Там П. вновь испытал идеальную  привязанность; там он пополнил свое литературное развитие изучением Шенье  и особенно Байрона; там же он начал  писать "Кавк. Пленника". Из Гурзуфа, вместе с генералом и его младшим  сыном, П. через Бахчисарай отправился в Киевскую губ., в Каменку, имение матери Раевского, а оттуда на место  службы в Кишинев, так как во время  странствований П. Инзов временно был  назначен наместником Бессарабской области. П. поселился сперва в наемной  мазанке, а потом перебрался в  дом Инзова, который оказался гуманным в "душевным" человеком, способным  понять и оценить П.

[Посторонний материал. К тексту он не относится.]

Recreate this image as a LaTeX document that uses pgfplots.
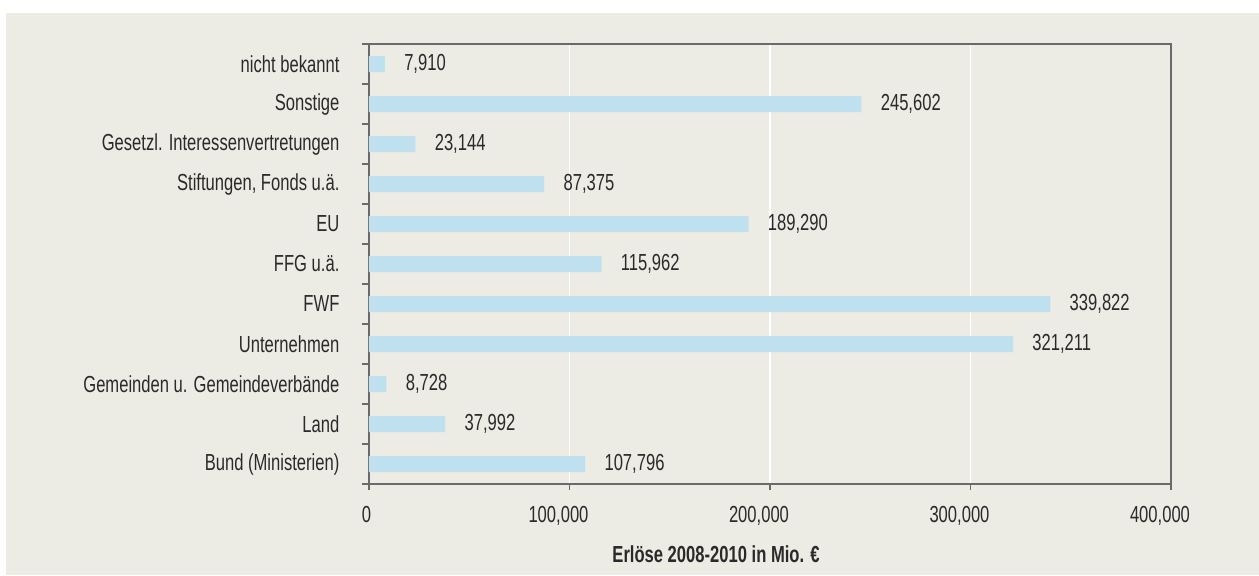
\documentclass[border=0pt]{standalone}
\usepackage{pgfplots}
\pgfplotsset{compat=1.18}
\usepackage{fontspec}
\setmainfont{Liberation Sans}[FakeStretch=0.715]
\definecolor{bg}{HTML}{ECEBE4}
\definecolor{barc}{HTML}{BEE0EF}
\definecolor{txt}{HTML}{2A2A2A}
\definecolor{axc}{HTML}{6A6A6A}
\newcommand\cf{\fontsize{11.6}{13.9}\selectfont}
\begin{document}
\begin{tikzpicture}
\fill[white] (0,0) rectangle (629.5pt,287.5pt);
\fill[bg] (3pt,0) rectangle (629.5pt,281pt);
\begin{axis}[
  at={(184.5pt,45.5pt)}, anchor=south west,
  scale only axis, width=401pt, height=220pt,
  xbar, bar width=8pt,
  xmin=0, xmax=400000, ymin=-0.5, ymax=10.5,
  axis line style={draw=axc, line width=0.9pt},
  scaled x ticks=false,
  xtick={0,100000,200000,300000,400000},
  xticklabels={\hspace*{8.5pt}0, {100,000}, {200,000}, {300,000}, {400,000}},
  ytick={0,...,10},
  yticklabels={Bund (Ministerien), Land, Gemeinden u. Gemeindeverbände, Unternehmen, FWF, FFG u.ä., EU, {Stiftungen, Fonds u.ä.}, Gesetzl. Interessenvertretungen, Sonstige, nicht bekannt},
  minor ytick={-0.5,0.5,...,10.5},
  major y tick style={draw=none},
  tick align=outside, xtick pos=bottom, ytick pos=left,
  major tick length=3pt, minor tick length=3.5pt,
  tick style={draw=axc, line width=0.8pt},
  xmajorgrids, major x grid style={draw=white, line width=0.7pt},
  tick label style={font=\cf, text=txt, inner sep=0pt},
  yticklabel style={anchor=east, xshift=-11.6pt},
  xticklabel style={anchor=north, yshift=-8pt, xshift=-5.5pt},
  xlabel={Erlöse 2008-2010 in Mio. €},
  xlabel style={at={(axis description cs:0.4327,-0.1773)}, anchor=base, font=\cf\bfseries, text=txt, inner sep=0pt},
  point meta=x,
  nodes near coords={\pgfmathprintnumber[fixed, precision=0, 1000 sep={,}, assume math mode=true]{\pgfplotspointmeta}},
  every node near coord/.append style={anchor=west, inner sep=0pt, xshift=9.5pt, font=\cf, text=txt},
]
\addplot[fill=barc, draw=none] coordinates {
(107796,0) (37992,1) (8728,2) (321211,3) (339822,4) (115962,5) (189290,6) (87375,7) (23144,8) (245602,9) (7910,10)};
\end{axis}
\end{tikzpicture}
\end{document}
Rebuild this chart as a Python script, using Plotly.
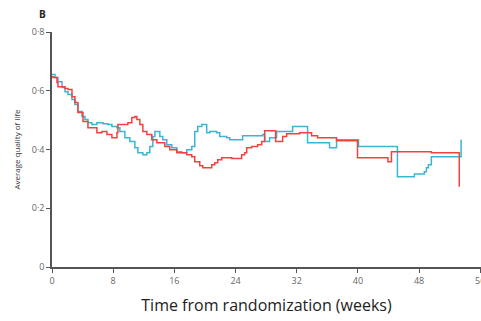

Поэт пользовался почти полной свободой, употребляя ее иногда не лучше, чем в Петербурге: он посещал самое  разнообразное общество как туземное, так и русское, охотно в много  танцевал, ухаживал за дамами и девицами, столь же охотно участвовал в дружественных  пирушках и сильно играл в карты; из-за карт и женщин у него было несколько "историй" и дуэлей; в последних  он держал себя с замечательным самообладанием, но в первых слишком резко и  иногда буйно высказывал свое неуважение к кишиневскому обществу. Это была его внешняя жизнь; жизнь домашняя (преимущественно по утрам) состояла в усиленном чтении (с выписками  и заметками), не для удовольствия только, а для того, "чтоб в просвещении  стать с веком наравне", и  в энергичной работе мысли.

Его занятия были настолько напряженные  и плодотворнее петербургских, что  ему казалось, будто теперь он в  первый раз познал "и тихий  труд, в жажду размышлений ("Послание Чаадаеву"). Результатом этого  явилась еще небывалая творческая деятельность, поощряемая успехом его  первой поэмы и со дня на день усиливающеюся любовью и вниманием  наиболее живой части публики (так, через полтора месяца по приезде  в Кишинев П., на основании песни  трактирной служанки, написал балладу "Черная Шаль", а в декабре  того же года, задолго до ее напечатания, по рассказу В. П. Горчакова, ее уже твердили наизусть в Киеве).

Уже в первые полтора года после  изгнания П., несмотря на частые поездки  в Киев (где Раевский командовал корпусом), в Каменку, в Одессу и  пр., написал более 40 стихотворений, поэму "Кавказский Пленник" и подготовил "Братьев-разбойников" и "Бахчисарайский Фонтан". Но все это едва ли составит третью часть творческих работ, занимавших его в Кишиневе. Он работает над  комедией или драмой, обличающей ужасы  крепостного права (барин проигрывает  в карты своего старого дядьку-воспитателя), над трагедией во вкусе Алфиери, героем которой должен был быть Вадим, защитник новгородской свободы, потом  обдумывает поэму на тот же сюжет; собирает материал и вырабатывает план большой национальной поэмы "Владимир", в которой он хотел воспользоваться  и былинами, и "Словом о Полку  Игореве", и поэмою Тассо, и даже Херасковым.